(Exercise objective): Without the pictures, print the lines running from the beginning of the material to the line containing "const toPts = (xs, ys)", both ends included.

■ ■ ■ ■ ■ ■ ■

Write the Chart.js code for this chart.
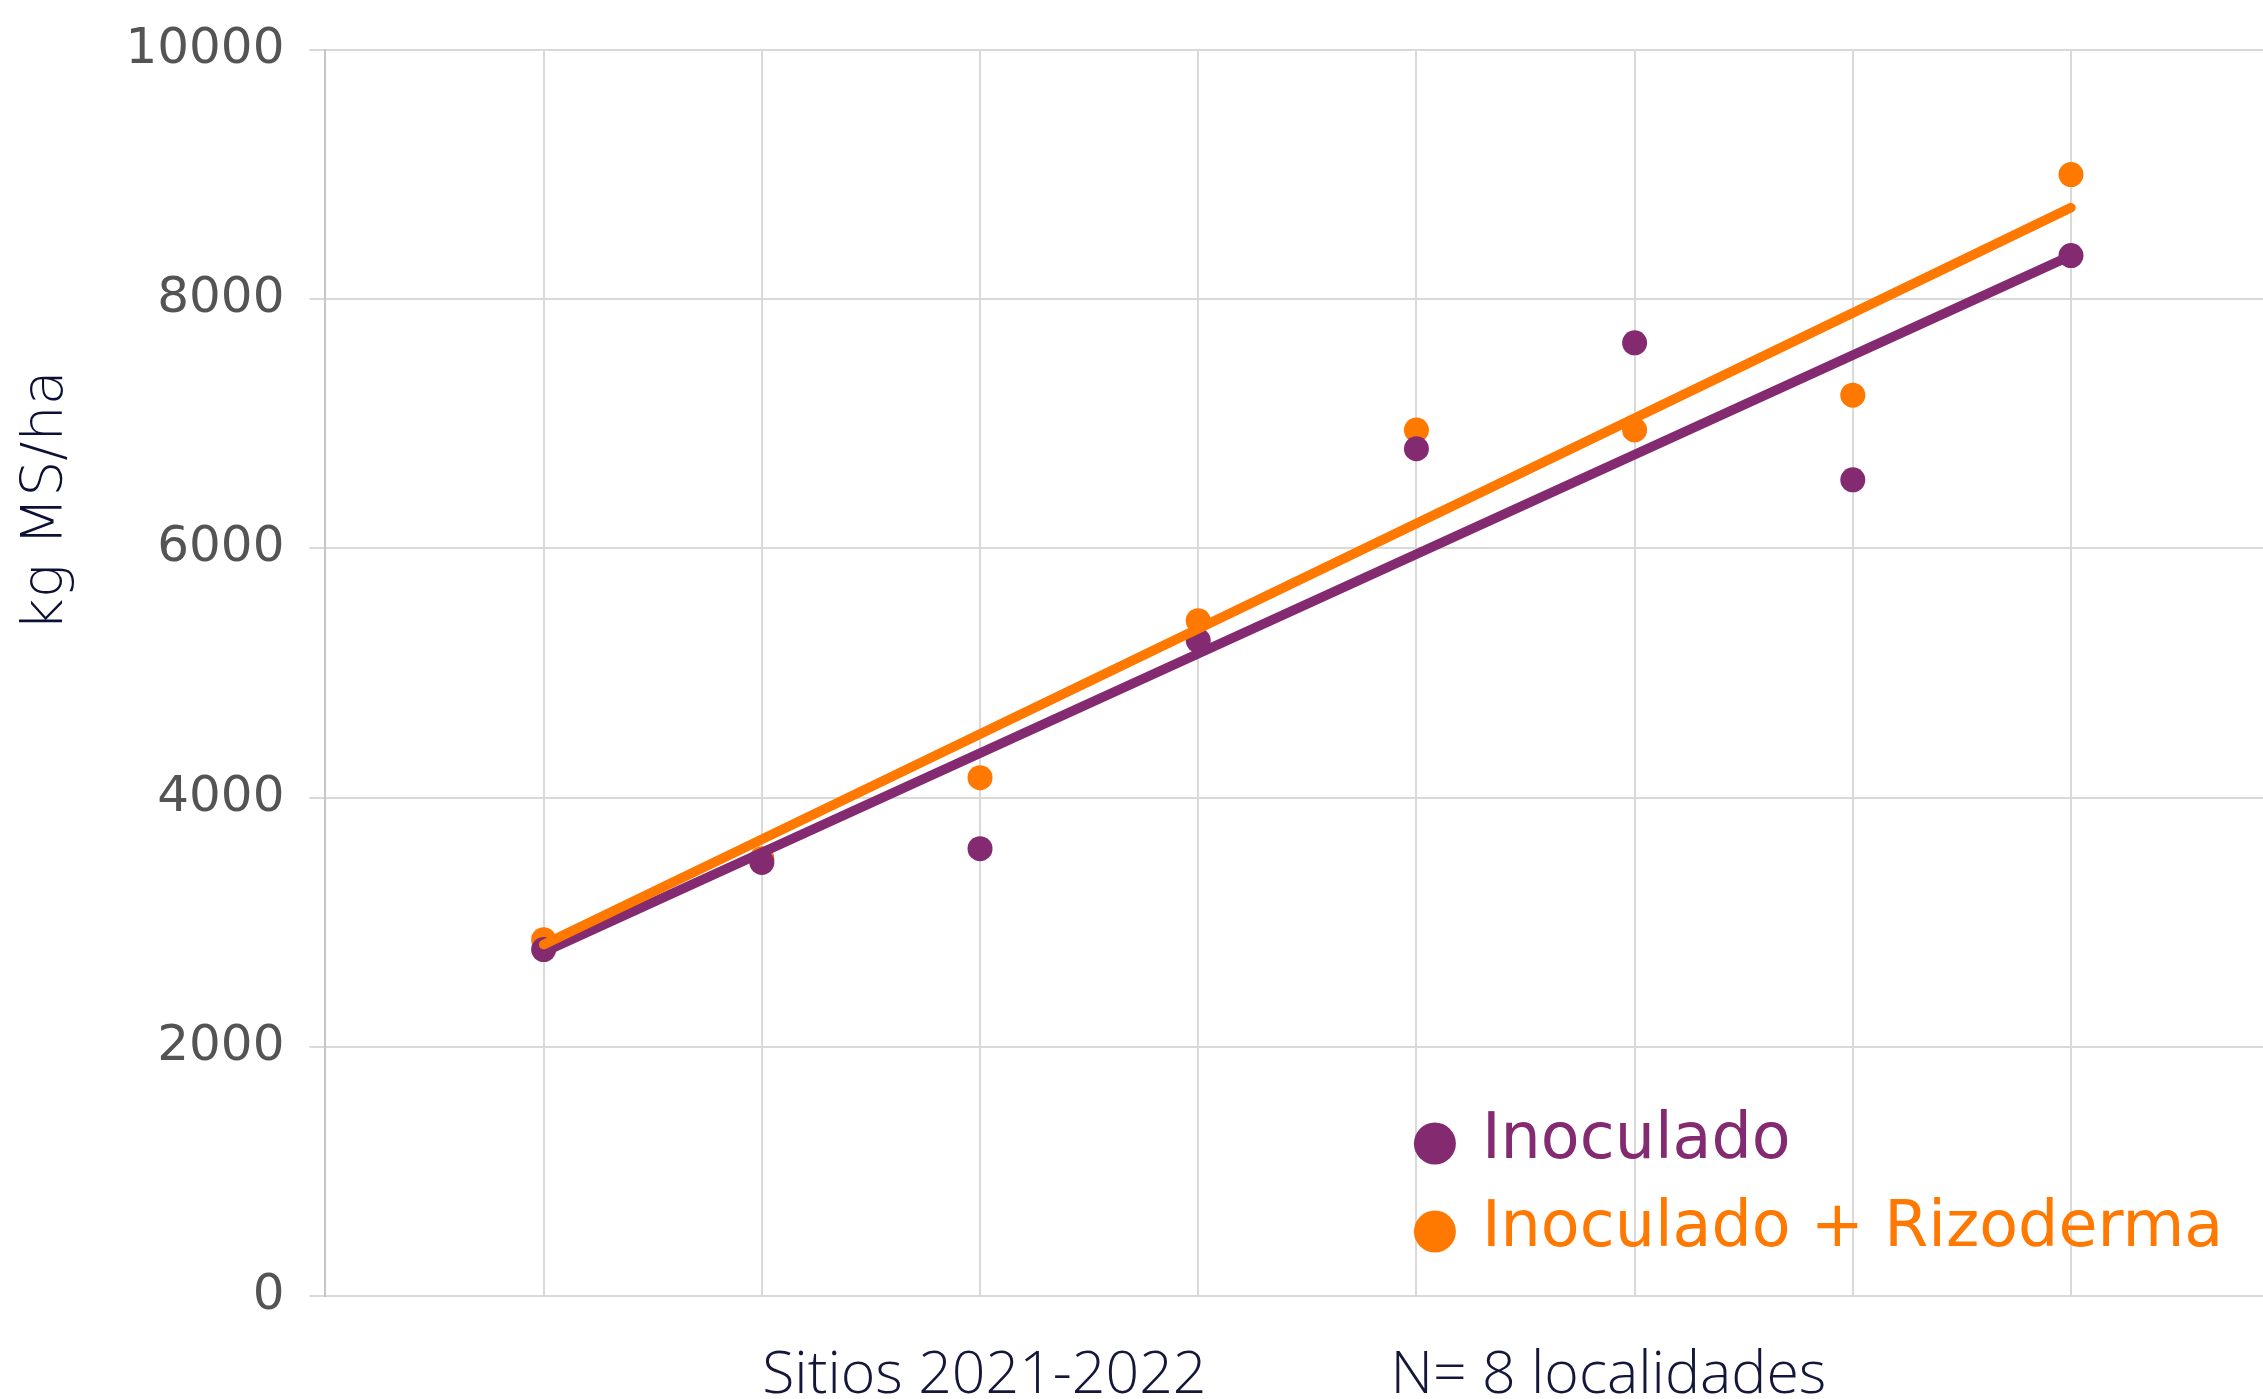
<!DOCTYPE html>
<html>
<head>
<meta charset="utf-8">
<script src="https://cdn.jsdelivr.net/npm/chart.js@4.4.1/dist/chart.umd.min.js"></script>
<style>
  html, body { margin: 0; padding: 0; background: #ffffff; }
  #wrap { width: 2263px; height: 1399px; }
</style>
</head>
<body>
<div id="wrap"><canvas id="c" width="2263" height="1399"></canvas></div>
<script>
// ---- data ----
const sites = [1, 2, 3, 4, 5, 6, 7, 8];
const inoculado = [2780, 3480, 3590, 5260, 6800, 7650, 6550, 8350];
const rizoderma = [2860, 3510, 4160, 5420, 6950, 6950, 7230, 9000];
const trendX = [1, 8];
const trendInoculado = [2760, 8350];
const trendRizoderma = [2820, 8735];
const yTicks = [0, 2000, 4000, 6000, 8000, 10000];
const yTickLabels = ['0', '2000', '4000', '6000', '8000', '10000'];
const seriesNames = ['Inoculado', 'Inoculado + Rizoderma'];
const xTitle = 'Sitios 2021-2022' + ' '.repeat(12) + 'N= 8 localidades';
const yTitle = ' '.repeat(19) + 'kg MS/ha';

const PURPLE = '#832a70';
const ORANGE = '#ff7800';
const GRID = '#d9d9d9';

const toPts = (xs, ys) => xs.map((x, i) => ({ x: x, y: ys[i] }));

const legendPlugin = {
  id: 'customLegend',
  afterDraw(chart) {
    const ctx = chart.ctx;
    const a = chart.chartArea;
    const items = [
      { label: seriesNames[0], color: PURPLE },
      { label: seriesNames[1], color: ORANGE }
    ];
    const x0 = a.left + (a.right - a.left) * 0.5726;
    const y0 = a.top + (a.bottom - a.top) * 0.8776;
    const rowH = 88;
    ctx.save();
    ctx.font = '63.5px "DejaVu Sans"';
    ctx.textBaseline = 'middle';
    ctx.textAlign = 'left';
    items.forEach((it, i) => {
      const cy = y0 + i * rowH;
      ctx.fillStyle = it.color;
      ctx.beginPath();
      ctx.arc(x0, cy, 21, 0, Math.PI * 2);
      ctx.fill();
      ctx.fillText(it.label, x0 + 47, cy - 2);
    });
    ctx.restore();
  }
};

new Chart(document.getElementById('c'), {
  type: 'scatter',
  data: {
    datasets: [
      {
        label: seriesNames[1] + ' (tendencia)',
        data: toPts(trendX, trendRizoderma),
        showLine: true, borderColor: ORANGE, borderWidth: 9.5,
        borderCapStyle: 'round', pointRadius: 0, fill: false
      },
      {
        label: seriesNames[0] + ' (tendencia)',
        data: toPts(trendX, trendInoculado),
        showLine: true, borderColor: PURPLE, borderWidth: 9.5,
        borderCapStyle: 'round', pointRadius: 0, fill: false
      },
      {
        label: seriesNames[0],
        data: toPts(sites, inoculado),
        backgroundColor: PURPLE, borderColor: PURPLE,
        pointRadius: 12.5, pointBorderWidth: 0
      },
      {
        label: seriesNames[1],
        data: toPts(sites, rizoderma),
        backgroundColor: ORANGE, borderColor: ORANGE,
        pointRadius: 12.5, pointBorderWidth: 0
      }
    ]
  },
  options: {
    responsive: false,
    animation: false,
    devicePixelRatio: 1,
    layout: { autoPadding: false, padding: { top: 0, right: 0, bottom: 0, left: 0 } },
    plugins: {
      legend: { display: false },
      tooltip: { enabled: false }
    },
    scales: {
      x: {
        type: 'linear',
        min: 0,
        max: 8.88,
        ticks: { display: false, stepSize: 1, includeBounds: false },
        grid: { color: GRID, lineWidth: 2, drawTicks: false },
        border: { display: true, color: GRID, width: 2 },
        title: {
          display: true,
          text: xTitle,
          color: '#14163a',
          font: { family: '"Open Sans"', size: 59, weight: '300', lineHeight: 1 },
          padding: { top: 51, bottom: -7 }
        }
      },
      y: {
        type: 'linear',
        min: 0,
        max: 10000,
        afterBuildTicks: (axis) => { axis.ticks = yTicks.map(v => ({ value: v })); },
        ticks: {
          color: '#545454',
          padding: 25,
          font: { family: '"DejaVu Sans"', size: 50, lineHeight: 1.0 },
          callback: (v) => yTickLabels[yTicks.indexOf(v)]
        },
        grid: { color: GRID, lineWidth: 2, tickLength: 16, tickColor: GRID },
        border: { display: true, color: '#c6c6c6', width: 2 },
        title: {
          display: true,
          text: yTitle,
          color: '#0d1035',
          font: { family: '"DejaVu Sans"', size: 57, weight: '200' },
          padding: { top: 13, bottom: 19 }
        }
      }
    }
  },
  plugins: [legendPlugin]
});
</script>
</body>
</html>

■ ■ ■ ■ ■ ■ ■

(The completed task):
Write the Chart.js code for this chart.
<!DOCTYPE html>
<html>
<head>
<meta charset="utf-8">
<script src="https://cdn.jsdelivr.net/npm/chart.js@4.4.1/dist/chart.umd.min.js"></script>
<style>
  html, body { margin: 0; padding: 0; background: #ffffff; }
  #wrap { width: 2263px; height: 1399px; }
</style>
</head>
<body>
<div id="wrap"><canvas id="c" width="2263" height="1399"></canvas></div>
<script>
// ---- data ----
const sites = [1, 2, 3, 4, 5, 6, 7, 8];
const inoculado = [2780, 3480, 3590, 5260, 6800, 7650, 6550, 8350];
const rizoderma = [2860, 3510, 4160, 5420, 6950, 6950, 7230, 9000];
const trendX = [1, 8];
const trendInoculado = [2760, 8350];
const trendRizoderma = [2820, 8735];
const yTicks = [0, 2000, 4000, 6000, 8000, 10000];
const yTickLabels = ['0', '2000', '4000', '6000', '8000', '10000'];
const seriesNames = ['Inoculado', 'Inoculado + Rizoderma'];
const xTitle = 'Sitios 2021-2022' + ' '.repeat(12) + 'N= 8 localidades';
const yTitle = ' '.repeat(19) + 'kg MS/ha';

const PURPLE = '#832a70';
const ORANGE = '#ff7800';
const GRID = '#d9d9d9';

const toPts = (xs, ys) => xs.map((x, i) => ({ x: x, y: ys[i] }));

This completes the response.